AI skills don’t replace fundamental engineering competencies. To grow as a software engineer in the AI era, you still need core skills like troubleshooting, writing clean code, designing robust architectures, and developing senior-level technical intuition.

These skills become even more valuable when working with AI. Your ability to read and evaluate code directly impacts how efficiently you can work with AI-generated solutions. You need to quickly assess whether an AI agent’s output is correct, maintainable, and architecturally sound.

The Stamina Advantage

As AI automates grunt work—boilerplate code, repetitive debugging, routine refactoring—the physical and mental stamina that often limits experienced engineers becomes less critical. Seasoned engineers can focus their energy on high-level problem-solving, architecture decisions, and mentoring, where their deep experience provides irreplaceable value.

Preparing for the Future

The path forward isn’t about choosing between traditional skills and AI—it’s developing both in parallel.

Double down on fundamentals. Your core skills determine how much you can multiply your impact with AI. The better engineer you are without AI, the more powerful you become with it.

Start experimenting now.
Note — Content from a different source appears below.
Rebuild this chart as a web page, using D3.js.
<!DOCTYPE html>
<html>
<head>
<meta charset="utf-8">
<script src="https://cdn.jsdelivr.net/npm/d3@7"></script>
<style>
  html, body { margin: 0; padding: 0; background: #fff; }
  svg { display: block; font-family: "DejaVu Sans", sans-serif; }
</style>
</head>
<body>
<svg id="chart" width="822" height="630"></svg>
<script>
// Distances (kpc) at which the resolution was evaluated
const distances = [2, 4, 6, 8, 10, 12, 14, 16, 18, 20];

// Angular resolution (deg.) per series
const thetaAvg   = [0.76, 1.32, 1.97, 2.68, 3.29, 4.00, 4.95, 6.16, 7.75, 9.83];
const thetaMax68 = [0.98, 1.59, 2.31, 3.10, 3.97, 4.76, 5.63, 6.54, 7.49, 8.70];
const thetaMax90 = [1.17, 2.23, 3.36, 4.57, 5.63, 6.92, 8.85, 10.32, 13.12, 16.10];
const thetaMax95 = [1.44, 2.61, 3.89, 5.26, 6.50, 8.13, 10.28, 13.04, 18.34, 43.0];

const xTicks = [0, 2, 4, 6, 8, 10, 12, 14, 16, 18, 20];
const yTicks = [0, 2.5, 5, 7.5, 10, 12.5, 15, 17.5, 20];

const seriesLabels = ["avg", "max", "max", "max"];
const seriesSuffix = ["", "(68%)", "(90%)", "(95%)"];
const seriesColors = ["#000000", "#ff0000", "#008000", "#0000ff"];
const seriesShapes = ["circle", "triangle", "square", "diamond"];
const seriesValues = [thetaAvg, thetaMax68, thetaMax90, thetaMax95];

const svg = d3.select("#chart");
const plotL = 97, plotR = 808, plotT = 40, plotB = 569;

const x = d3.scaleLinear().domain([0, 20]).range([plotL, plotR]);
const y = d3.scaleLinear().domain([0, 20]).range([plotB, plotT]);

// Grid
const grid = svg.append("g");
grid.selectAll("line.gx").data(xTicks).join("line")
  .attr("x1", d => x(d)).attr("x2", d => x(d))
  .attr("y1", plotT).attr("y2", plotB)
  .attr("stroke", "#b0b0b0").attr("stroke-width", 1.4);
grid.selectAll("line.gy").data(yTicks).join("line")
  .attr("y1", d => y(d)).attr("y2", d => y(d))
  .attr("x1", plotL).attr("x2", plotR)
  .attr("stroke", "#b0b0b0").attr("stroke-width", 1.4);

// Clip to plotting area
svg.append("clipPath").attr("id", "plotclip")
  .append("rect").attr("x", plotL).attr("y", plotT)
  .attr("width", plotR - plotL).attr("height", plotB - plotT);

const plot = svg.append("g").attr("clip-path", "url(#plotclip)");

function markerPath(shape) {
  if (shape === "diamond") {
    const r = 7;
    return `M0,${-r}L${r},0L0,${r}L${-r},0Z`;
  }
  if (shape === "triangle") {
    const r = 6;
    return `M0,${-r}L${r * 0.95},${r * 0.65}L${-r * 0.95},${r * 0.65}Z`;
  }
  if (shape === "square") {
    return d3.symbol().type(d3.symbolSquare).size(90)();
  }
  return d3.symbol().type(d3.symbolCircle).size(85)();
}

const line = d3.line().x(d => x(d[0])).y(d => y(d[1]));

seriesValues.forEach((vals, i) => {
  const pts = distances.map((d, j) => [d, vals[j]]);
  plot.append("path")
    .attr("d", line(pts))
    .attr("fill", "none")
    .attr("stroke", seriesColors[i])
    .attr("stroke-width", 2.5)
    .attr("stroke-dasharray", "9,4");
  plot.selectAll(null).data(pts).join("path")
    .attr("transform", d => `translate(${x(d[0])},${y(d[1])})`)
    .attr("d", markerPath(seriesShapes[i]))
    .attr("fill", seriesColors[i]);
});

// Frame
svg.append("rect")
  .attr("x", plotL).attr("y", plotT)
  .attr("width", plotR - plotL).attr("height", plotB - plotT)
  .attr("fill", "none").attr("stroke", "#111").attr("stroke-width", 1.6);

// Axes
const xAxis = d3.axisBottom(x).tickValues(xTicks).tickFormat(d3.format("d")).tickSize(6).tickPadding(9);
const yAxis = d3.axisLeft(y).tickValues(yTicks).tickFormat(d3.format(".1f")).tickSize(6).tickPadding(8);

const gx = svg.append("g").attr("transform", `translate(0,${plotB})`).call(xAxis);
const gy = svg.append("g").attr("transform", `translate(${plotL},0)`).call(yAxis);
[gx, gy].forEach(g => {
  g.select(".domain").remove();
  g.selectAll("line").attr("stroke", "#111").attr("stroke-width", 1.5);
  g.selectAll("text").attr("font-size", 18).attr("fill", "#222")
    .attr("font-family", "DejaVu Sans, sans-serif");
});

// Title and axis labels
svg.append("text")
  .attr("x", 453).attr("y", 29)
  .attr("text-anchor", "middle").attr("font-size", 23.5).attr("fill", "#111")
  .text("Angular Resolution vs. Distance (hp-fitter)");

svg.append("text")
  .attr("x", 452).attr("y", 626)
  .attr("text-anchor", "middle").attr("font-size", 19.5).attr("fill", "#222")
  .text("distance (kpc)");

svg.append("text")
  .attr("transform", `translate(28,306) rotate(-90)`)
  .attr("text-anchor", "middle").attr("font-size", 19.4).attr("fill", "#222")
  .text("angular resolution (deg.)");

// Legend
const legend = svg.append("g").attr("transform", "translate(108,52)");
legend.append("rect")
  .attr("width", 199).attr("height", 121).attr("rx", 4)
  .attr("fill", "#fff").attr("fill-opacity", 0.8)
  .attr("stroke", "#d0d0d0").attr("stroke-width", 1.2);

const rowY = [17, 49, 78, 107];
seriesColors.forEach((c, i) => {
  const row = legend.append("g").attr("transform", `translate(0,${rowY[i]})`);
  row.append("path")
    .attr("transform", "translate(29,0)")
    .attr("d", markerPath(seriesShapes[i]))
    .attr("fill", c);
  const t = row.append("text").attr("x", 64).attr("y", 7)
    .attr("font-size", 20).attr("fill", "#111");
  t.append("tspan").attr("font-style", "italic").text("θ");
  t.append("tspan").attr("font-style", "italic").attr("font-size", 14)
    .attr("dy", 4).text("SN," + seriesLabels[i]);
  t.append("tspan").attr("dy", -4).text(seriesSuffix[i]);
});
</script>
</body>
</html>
The learning curve for effectively using AI in development is steeper than it appears, and early adopters will have a significant advantage.

Focus on the human elements. As AI handles routine tasks, skills like system design, technical leadership, and cross-functional collaboration become even more valuable.

The AI revolution isn’t coming—it’s here. Engineers who understand this shift as amplification rather than replacement will define the next era of software development.